The fundamental criterion for selecting priority areas for delivery system research should be: will this research help patients—either directly or by helping providers to provide better care? The reports of the IOM and the Federal Coordinating Council for Comparative Effectiveness Research stress that the areas studied should have a major impact, either on the population as a whole or on subgroups of patients; that research should include age groups ranging from infancy to the elderly, as well as racial/ethnic minority groups; and that research should seek to fill important gaps in knowledge. This paper suggests three additional, more specific criteria.
First, it will be important to have research that focuses on areas of delivery system reform emphasized by the health care reform law (the Patient Protection and Affordable Care Act).1 These include new models of organization (Accountable Care Organizations, Patient-Centered Medical Homes, Healthcare Innovation Zones), new models of paying for care (e.g., bundled payments and pay for performance), and public reporting of provider performance.
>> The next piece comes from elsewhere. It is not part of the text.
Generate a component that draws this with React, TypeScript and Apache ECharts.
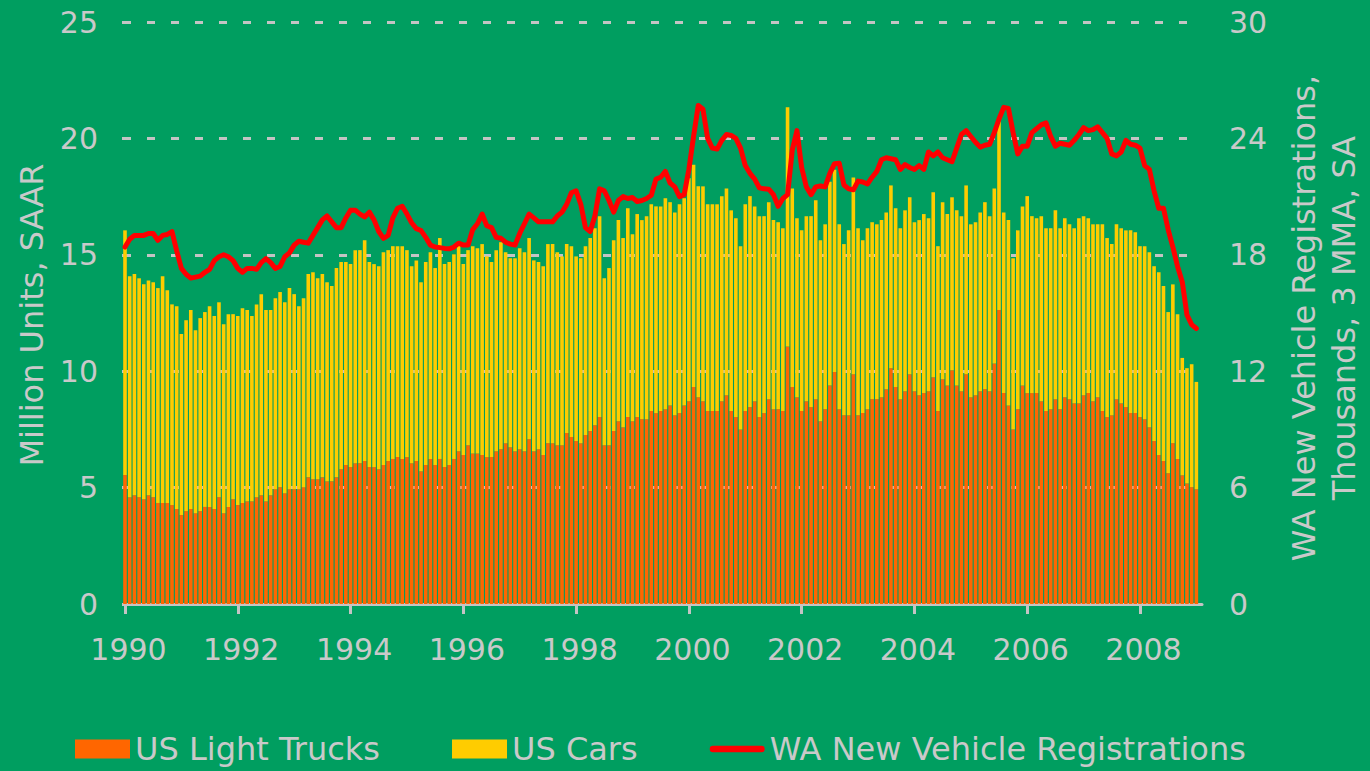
import React, { useEffect, useRef } from "react";
import * as echarts from "echarts";

// Month index 0 = Jan 1990 ... 228 = Jan 2009
const firstYear = 1990;
const yearTicks = [0, 24, 48, 72, 96, 120, 144, 168, 192, 216];

// US Light Trucks, million units SAAR
const trucks = [
  5.54, 4.59, 4.67, 4.59, 4.5, 4.67, 4.59, 4.34, 4.34, 4.34, 4.25, 4.08,
  3.82, 3.99, 4.08, 3.9, 3.99, 4.17, 4.17, 4.08, 4.59, 3.9, 4.17, 4.5,
  4.25, 4.34, 4.41, 4.41, 4.59, 4.67, 4.41, 4.67, 4.93, 5.02, 4.76, 4.93,
  4.93, 4.93, 5.02, 5.44, 5.36, 5.36, 5.44, 5.27, 5.27, 5.44, 5.79, 5.97,
  5.88, 6.05, 6.05, 6.14, 5.88, 5.88, 5.79, 5.97, 6.14, 6.23, 6.31, 6.23,
  6.31, 6.05, 6.14, 5.7, 5.97, 6.23, 5.97, 6.23, 5.88, 5.97, 6.23, 6.56,
  6.4, 6.82, 6.47, 6.47, 6.4, 6.31, 6.31, 6.56, 6.65, 6.91, 6.73, 6.56,
  6.65, 6.56, 7.08, 6.56, 6.65, 6.4, 6.91, 6.91, 6.82, 6.82, 7.34, 7.17,
  7.0, 6.91, 7.26, 7.43, 7.68, 8.03, 6.82, 6.82, 7.43, 7.85, 7.59, 8.03,
  7.85, 8.03, 7.94, 7.94, 8.29, 8.2, 8.29, 8.37, 8.53, 8.11, 8.2, 8.53,
  8.71, 9.32, 8.88, 8.71, 8.29, 8.29, 8.29, 8.71, 8.97, 8.29, 8.03, 7.5,
  8.29, 8.46, 8.71, 8.03, 8.2, 8.8, 8.37, 8.37, 8.29, 11.06, 9.32, 8.88,
  8.29, 8.71, 8.46, 8.8, 7.85, 8.37, 9.39, 9.97, 8.37, 8.11, 8.11, 9.87,
  8.11, 8.2, 8.37, 8.8, 8.8, 8.88, 9.23, 10.13, 9.32, 8.8, 9.14, 9.87,
  9.14, 8.97, 9.06, 9.14, 9.74, 8.29, 9.65, 9.39, 10.04, 9.39, 9.14, 9.87,
  8.88, 8.97, 9.14, 9.23, 9.14, 10.33, 12.63, 9.06, 8.53, 7.5, 8.37, 9.39,
  9.06, 9.06, 9.06, 8.71, 8.29, 8.37, 8.8, 8.37, 8.88, 8.8, 8.62, 8.62,
  8.97, 9.06, 8.71, 8.88, 8.29, 8.03, 8.11, 8.8, 8.62, 8.46, 8.2, 8.2,
  8.03, 7.94, 7.59, 7.0, 6.4, 6.14, 5.62, 6.91, 6.23, 5.53, 5.18, 5.02,
  4.93,
];

// US Cars, million units SAAR
const cars = [
  10.51, 9.49, 9.5, 9.4, 9.23, 9.23, 9.23, 9.23, 9.74, 9.14, 8.62, 8.71,
  7.78, 8.2, 8.55, 7.86, 8.29, 8.37, 8.62, 8.29, 8.37, 8.12, 8.28, 7.95,
  8.12, 8.36, 8.22, 7.96, 8.28, 8.64, 8.22, 7.96, 8.2, 8.38, 8.2, 8.64,
  8.38, 7.86, 8.11, 8.73, 8.89, 8.63, 8.73, 8.55, 8.39, 8.99, 8.9, 8.72,
  8.72, 9.15, 9.15, 9.49, 8.81, 8.72, 8.72, 9.14, 9.06, 9.14, 9.06, 9.14,
  8.89, 8.46, 8.62, 8.12, 8.72, 8.88, 8.46, 9.49, 8.72, 8.72, 8.79, 8.98,
  8.2, 8.38, 8.9, 8.81, 9.06, 8.62, 8.38, 8.64, 8.89, 8.2, 8.12, 8.29,
  8.63, 8.55, 8.64, 8.2, 8.04, 8.11, 8.55, 8.55, 8.29, 8.11, 8.12, 8.2,
  7.93, 7.94, 8.11, 8.29, 8.46, 8.63, 7.17, 7.61, 8.2, 8.64, 8.13, 8.97,
  8.03, 8.72, 8.55, 8.72, 8.88, 8.88, 8.79, 9.06, 8.73, 8.71, 8.97, 8.9,
  9.58, 9.55, 9.06, 9.23, 8.88, 8.88, 8.88, 8.81, 8.88, 8.62, 8.54, 7.87,
  8.88, 9.06, 8.37, 8.63, 8.46, 8.46, 8.12, 8.03, 7.85, 10.28, 8.53, 7.69,
  7.76, 7.95, 8.2, 8.54, 7.78, 7.94, 8.75, 8.68, 7.94, 7.35, 7.94, 8.45,
  8.03, 7.43, 7.77, 7.6, 7.51, 7.61, 7.59, 7.85, 7.68, 7.34, 7.77, 7.6,
  7.26, 7.52, 7.69, 7.43, 7.95, 7.08, 7.61, 7.36, 7.43, 7.52, 7.52, 8.11,
  7.43, 7.43, 7.68, 8.03, 7.52, 7.52, 8.1, 7.76, 7.96, 7.35, 7.68, 7.69,
  8.46, 7.6, 7.51, 7.95, 7.85, 7.77, 8.11, 7.77, 7.69, 7.51, 7.52, 7.95,
  7.69, 7.51, 7.6, 7.43, 8.02, 7.69, 7.35, 7.51, 7.52, 7.59, 7.85, 7.77,
  7.34, 7.43, 7.52, 7.51, 7.85, 7.52, 6.92, 6.82, 6.22, 5.04, 4.95, 5.28,
  4.61,
];

// WA New Vehicle Registrations, thousands, 3 MMA, SA
const waRegistrations = [
  18.4, 18.8, 19.0, 19.0, 19.0, 19.1, 19.1, 18.75, 19.0, 19.05, 19.2, 18.2,
  17.3, 17.0, 16.8, 16.85, 16.9, 17.1, 17.25, 17.7, 17.9, 18.0, 17.9, 17.7,
  17.3, 17.1, 17.3, 17.3, 17.25, 17.6, 17.8, 17.6, 17.3, 17.4, 17.9, 18.1,
  18.5, 18.7, 18.65, 18.6, 19.0, 19.4, 19.8, 20.0, 19.7, 19.4, 19.4, 19.9,
  20.3, 20.3, 20.1, 19.95, 20.2, 19.8, 19.2, 18.85, 19.0, 19.9, 20.4, 20.5,
  20.1, 19.65, 19.35, 19.25, 18.9, 18.5, 18.4, 18.37, 18.33, 18.31, 18.4, 18.6,
  18.5, 18.5, 19.3, 19.6, 20.1, 19.5, 19.4, 18.9, 18.85, 18.65, 18.55, 18.5,
  19.1, 19.6, 20.1, 19.9, 19.7, 19.7, 19.7, 19.7, 20.0, 20.2, 20.6, 21.2,
  21.3, 20.6, 19.4, 19.2, 20.0, 21.4, 21.3, 20.8, 20.2, 20.8, 21.0, 20.9,
  20.95, 20.75, 20.8, 20.9, 21.07, 21.9, 22.0, 22.3, 21.7, 21.5, 21.0, 21.1,
  22.4, 24.1, 25.7, 25.5, 24.0, 23.5, 23.45, 23.9, 24.2, 24.15, 24.0, 23.5,
  22.6, 22.2, 21.9, 21.45, 21.4, 21.38, 21.1, 20.5, 20.9, 21.1, 23.4, 24.4,
  22.5, 21.5, 21.1, 21.5, 21.55, 21.5, 22.2, 22.7, 22.72, 21.6, 21.4, 21.35,
  21.8, 21.75, 21.65, 22.0, 22.3, 22.9, 23.0, 22.95, 22.9, 22.4, 22.65, 22.5,
  22.4, 22.6, 22.4, 23.3, 23.1, 23.3, 23.0, 22.9, 22.8, 23.5, 24.2, 24.4,
  24.1, 23.8, 23.55, 23.65, 23.7, 24.3, 25.0, 25.6, 25.55, 24.3, 23.2, 23.6,
  23.6, 24.3, 24.5, 24.7, 24.8, 24.1, 23.6, 23.75, 23.7, 23.65, 23.9, 24.2,
  24.55, 24.4, 24.45, 24.6, 24.3, 24.0, 23.2, 23.1, 23.3, 23.9, 23.7, 23.65,
  23.5, 22.6, 22.4, 21.3, 20.4, 20.4, 19.3, 18.4, 17.4, 16.6, 14.9, 14.4,
  14.2,
];

const seriesNames = ["US Light Trucks", "US Cars", "WA New Vehicle Registrations"];
const leftTitle = "Million Units, SAAR";
const rightTitle = ["WA New Vehicle Registrations,", "Thousands, 3 MMA, SA"];

export default function App() {
  const ref = useRef<HTMLDivElement>(null);

  useEffect(() => {
    if (!ref.current) return;
    const chart = echarts.init(ref.current, null, { renderer: "svg" });
    const font = "DejaVu Sans";
    const textColor = "#C9C9C9";
    const gridColor = "#C4C4C4";
    const titleStyle = {
      fill: textColor,
      fontSize: 32,
      fontFamily: font,
      align: "center",
      verticalAlign: "middle",
      textAlign: "center",
      textVerticalAlign: "middle",
    };

    chart.setOption({
      animation: false,
      backgroundColor: "#009E60",
      textStyle: { fontFamily: font },
      grid: { left: 125, right: 168, top: 22, bottom: 167 },
      legend: {
        left: 75,
        top: 733,
        padding: 0,
        itemWidth: 55,
        itemHeight: 19,
        itemGap: 72,
        symbolKeepAspect: true,
        textStyle: { color: textColor, fontSize: 32, fontFamily: font, lineHeight: 32 },
        data: [
          { name: seriesNames[0], icon: "rect" },
          { name: seriesNames[1], icon: "rect" },
          {
            name: seriesNames[2],
            icon: "path://M3.5,0 L55.5,0 A3.5,3.5 0 0 1 55.5,7 L3.5,7 A3.5,3.5 0 0 1 3.5,0 Z",
            itemStyle: { color: "#FF0000" },
          },
        ],
      },
      xAxis: {
        type: "value",
        min: 0,
        max: 229.2,
        axisLine: { show: true, onZero: false, lineStyle: { color: gridColor, width: 3 } },
        axisTick: {
          show: true,
          customValues: yearTicks,
          length: 10,
          lineStyle: { color: gridColor, width: 3 },
        },
        axisLabel: {
          customValues: yearTicks,
          formatter: (v: number) => String(firstYear + Math.round(v / 12)),
          color: textColor,
          fontSize: 30,
          fontFamily: font,
          margin: 30,
          padding: [0, 0, 0, 7],
        },
        splitLine: { show: false },
      },
      yAxis: [
        {
          type: "value",
          position: "left",
          min: 0,
          max: 25,
          interval: 5,
          axisLine: { show: false },
          axisTick: { show: true, length: 3, lineStyle: { color: gridColor, width: 3 } },
          axisLabel: { color: textColor, fontSize: 30, fontFamily: font, margin: 27 },
          splitLine: {
            show: true,
            lineStyle: { color: gridColor, width: 3, type: [8, 16], dashOffset: 2 },
          },
        },
        {
          type: "value",
          position: "right",
          min: 0,
          max: 30,
          interval: 6,
          axisLine: { show: false },
          axisTick: { show: false },
          axisLabel: { color: textColor, fontSize: 30, fontFamily: font, margin: 27 },
          splitLine: { show: false },
        },
      ],
      graphic: [
        { type: "text", x: 32, y: 315, rotation: Math.PI / 2, style: { ...titleStyle, text: leftTitle } },
        { type: "text", x: 1304, y: 318, rotation: Math.PI / 2, style: { ...titleStyle, text: rightTitle[0] } },
        { type: "text", x: 1344, y: 318, rotation: Math.PI / 2, style: { ...titleStyle, text: rightTitle[1] } },
      ],
      series: [
        {
          name: seriesNames[0],
          type: "bar",
          stack: "us",
          barWidth: 3.6,
          itemStyle: { color: "#FF6600" },
          encode: { x: 1, y: 0 },
          data: trucks.map((v, i) => [v, i]),
        },
        {
          name: seriesNames[1],
          type: "bar",
          stack: "us",
          barWidth: 3.6,
          itemStyle: { color: "#FFCC00" },
          encode: { x: 1, y: 0 },
          data: cars.map((v, i) => [v, i]),
        },
        {
          name: seriesNames[2],
          type: "line",
          yAxisIndex: 1,
          symbol: "none",
          z: 5,
          lineStyle: { color: "#FF0000", width: 5, cap: "round", join: "round" },
          itemStyle: { color: "#FF0000" },
          data: waRegistrations.map((v, i) => [i, v]),
        },
      ],
    });

    return () => chart.dispose();
  }, []);

  return (
    <div
      ref={ref}
      style={{ position: "fixed", left: 0, top: 0, width: 1370, height: 771 }}
    />
  );
}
Second, the paper suggests that the best way to improve the quality and to contain the cost of health care—that is, to increase its value—may be to get physicians, hospitals, and other providers into high-performing organizations and to give them incentives to continually improve care for the population of patients for whom they are responsible. Hence, research should focus on
- Identifying the types of organizations that are high performing.
- Identifying the types of incentives that induce these organizations to continually improve care.
- Identifying the types of incentives likely to lead to the creation of more high-performing organizations and to physicians and other providers becoming members of high-performing organizations.
Third, research should routinely evaluate both the intended and the unintended consequences of the structure, process, or incentive being studied. It should seek to learn the effects on racial, ethnic and socioeconomic disparities in care, as well as the effects on areas of care that are not directly addressed by the structure, process, or incentive.
The paper suggests four key areas for delivery system research at the present time, working from the premise that it is better to be specific and to be wrong than to be excessively general:
- Analyses of the demographics of the delivery system—i.e., of each component of the conceptual model—and relationships among the components of the model.
- Seeking ways to structure incentives so that they are likely to induce desirable change in the demography of delivery system organizations (toward the types of organization that research indicates provide better care) and to induce these organizations to continually try to improve the value of the care they provide.
- Seeking ways to improve the measurement of provider performance.
- Analyses of interprovider/interorganizational processes for improving care.
In February 2010, AHRQ used ARRA funds to issue two Requests for Applications (RFAs) to support expanded delivery system research:
- The Comparative Effectiveness Delivery System Evaluation Grants (R01) sought "rigorous comparative evaluations of alternative system designs, change strategies, and interventions that have already been implemented in healthcare and are likely to improve quality and other outcomes."
- The Comparative Effectiveness Delivery System Demonstration Grants (R18) sought "demonstrations of (1) broad strategies and/or specific interventions for improving care by redesigning care delivery or (2) strategies and interventions for improving care by redesigning payment."
Through these two RFAs, AHRQ funded six evaluation grants and four demonstration grants. From the point of view of this paper, the grants selected for funding are encouraging: four of the six evaluation grants and all four of the demonstration grants arguably fall within the list of key areas suggested in this paper.